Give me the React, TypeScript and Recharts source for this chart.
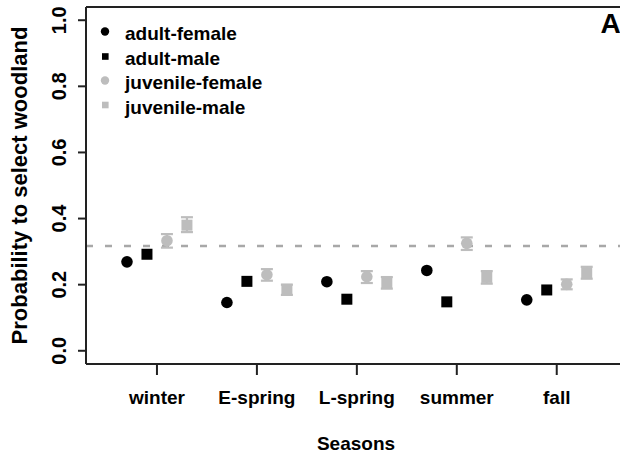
import React from 'react';
import { ComposedChart, Scatter, XAxis, YAxis, ErrorBar, ReferenceLine, Legend } from 'recharts';

const seasons = ['winter', 'E-spring', 'L-spring', 'summer', 'fall'];
const seasonPos = [1, 2, 3, 4, 5];
const yTicks = [0, 0.2, 0.4, 0.6, 0.8, 1.0];

const adultFemale = [0.269, 0.146, 0.209, 0.243, 0.154];
const adultMale = [0.292, 0.210, 0.156, 0.148, 0.184];
const juvFemale = [0.333, 0.230, 0.224, 0.325, 0.201];
const juvFemaleLow = [0.312, 0.212, 0.205, 0.305, 0.186];
const juvFemaleHigh = [0.353, 0.247, 0.241, 0.343, 0.216];
const juvMale = [0.380, 0.186, 0.206, 0.222, 0.236];
const juvMaleLow = [0.359, 0.169, 0.188, 0.203, 0.218];
const juvMaleHigh = [0.404, 0.200, 0.223, 0.241, 0.254];
const overallMean = 0.317;

const legendNames = ['adult-female', 'adult-male', 'juvenile-female', 'juvenile-male'];

const BLACK = '#000000';
const GRAY = '#bdbdbd';
const AXIS = '#222222';
const FONT = '"Liberation Sans", Arial, Helvetica, sans-serif';

type Pt = { x: number; y: number; err?: [number, number] };

function build(vals: number[], offset: number, low?: number[], high?: number[]): Pt[] {
  return vals.map((v, i) => {
    const p: Pt = { x: seasonPos[i] + offset, y: v };
    if (low && high) p.err = [v - low[i], high[i] - v];
    return p;
  });
}

const afData = build(adultFemale, -0.3);
const amData = build(adultMale, -0.1);
const jfData = build(juvFemale, 0.1, juvFemaleLow, juvFemaleHigh);
const jmData = build(juvMale, 0.3, juvMaleLow, juvMaleHigh);

const circleShape = (color: string) => (props: any) => (
  <circle cx={props.cx} cy={props.cy} r={5.8} fill={color} />
);
const squareShape = (color: string) => (props: any) => (
  <rect x={props.cx - 5.5} y={props.cy - 5.5} width={11} height={11} fill={color} />
);

const XTick = (props: any) => {
  const { x, y, payload } = props;
  return (
    <text x={x} y={y} dy={27} textAnchor="middle" fontFamily={FONT} fontWeight="bold" fontSize={19} fill="#000">
      {seasons[Math.round(payload.value) - 1]}
    </text>
  );
};

const YTick = (props: any) => {
  const { x, y, payload } = props;
  const bx = x - 10;
  return (
    <text
      x={bx}
      y={y}
      transform={`rotate(-90 ${bx} ${y})`}
      textAnchor="middle"
      fontFamily={FONT}
      fontWeight="bold"
      fontSize={20}
      fill="#000"
    >
      {Number(payload.value).toFixed(1)}
    </text>
  );
};

const LegendContent = () => {
  const rows = [16.5, 41.5, 65.5, 90];
  const colors = [BLACK, BLACK, GRAY, GRAY];
  return (
    <svg width={220} height={120} style={{ display: 'block', overflow: 'visible' }}>
      {legendNames.map((name, i) => (
        <g key={name}>
          {i % 2 === 0 ? (
            <circle cx={15} cy={rows[i]} r={4.2} fill={colors[i]} />
          ) : (
            <rect x={12} y={rows[i] - 3.3} width={6.6} height={6.6} fill={colors[i]} />
          )}
          <text x={35} y={rows[i] + 8.5} fontFamily={FONT} fontWeight="bold" fontSize={19} fill="#000">
            {name}
          </text>
        </g>
      ))}
    </svg>
  );
};

export default function App() {
  return (
    <div style={{ position: 'absolute', left: 0, top: 0, width: 620, height: 457, background: '#fff' }}>
      <ComposedChart width={620} height={457} margin={{ top: 7, right: 0, bottom: 0, left: 0 }}>
        <XAxis
          type="number"
          dataKey="x"
          domain={[0.29, 5.633]}
          ticks={seasonPos}
          allowDataOverflow
          height={93}
          tickSize={11}
          axisLine={{ stroke: AXIS, strokeWidth: 2 }}
          tickLine={{ stroke: AXIS, strokeWidth: 2 }}
          tick={<XTick />}
          interval={0}
          label={(p: any) => {
            const vb = p.viewBox;
            return (
              <text
                x={vb.x + vb.width / 2 + 3}
                y={vb.y + 86}
                textAnchor="middle"
                fontFamily={FONT}
                fontWeight="bold"
                fontSize={19}
                fill="#000"
              >
                Seasons
              </text>
            );
          }}
        />
        <YAxis
          type="number"
          dataKey="y"
          domain={[-0.04, 1.04]}
          ticks={yTicks}
          allowDataOverflow
          width={86}
          tickSize={8}
          axisLine={{ stroke: AXIS, strokeWidth: 2 }}
          tickLine={{ stroke: AXIS, strokeWidth: 2 }}
          tick={<YTick />}
          interval={0}
          label={(p: any) => {
            const vb = p.viewBox;
            const lx = vb.x + 27;
            const ly = vb.y + vb.height / 2;
            return (
              <text
                x={lx}
                y={ly}
                transform={`rotate(-90 ${lx} ${ly})`}
                textAnchor="middle"
                fontFamily={FONT}
                fontWeight="bold"
                fontSize={22}
                fill="#000"
              >
                Probability to select woodland
              </text>
            );
          }}
        />
        <ReferenceLine y={1.04} stroke={AXIS} strokeWidth={2} ifOverflow="visible" />
        <ReferenceLine y={overallMean} stroke="#a8a8a8" strokeWidth={2.5} strokeDasharray="7 12" />
        <Scatter name="adult-female" data={afData} shape={circleShape(BLACK)} isAnimationActive={false} />
        <Scatter name="adult-male" data={amData} shape={squareShape(BLACK)} isAnimationActive={false} />
        <Scatter name="juvenile-female" data={jfData} shape={circleShape(GRAY)} isAnimationActive={false}>
          <ErrorBar dataKey="err" direction="y" width={6} strokeWidth={2.2} stroke={GRAY} />
        </Scatter>
        <Scatter name="juvenile-male" data={jmData} shape={squareShape(GRAY)} isAnimationActive={false}>
          <ErrorBar dataKey="err" direction="y" width={6} strokeWidth={2.2} stroke={GRAY} />
        </Scatter>
        <Legend
          layout="vertical"
          align="center"
          verticalAlign="middle"
          content={<LegendContent />}
          wrapperStyle={{ left: 90, top: 15, width: 220, height: 120 }}
        />
      </ComposedChart>
      <svg width={620} height={457} style={{ position: 'absolute', left: 0, top: 0, pointerEvents: 'none' }}>
        <text x={600.5} y={33.3} fontFamily={FONT} fontWeight="bold" fontSize={28} fill="#000">
          A
        </text>
      </svg>
    </div>
  );
}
·····
== THE PROBLEM ==
Look through the listing and extract every line with "React" in it.

== FINAL RESULT ==
Give me the React, TypeScript and Recharts source for this chart.
import React from 'react';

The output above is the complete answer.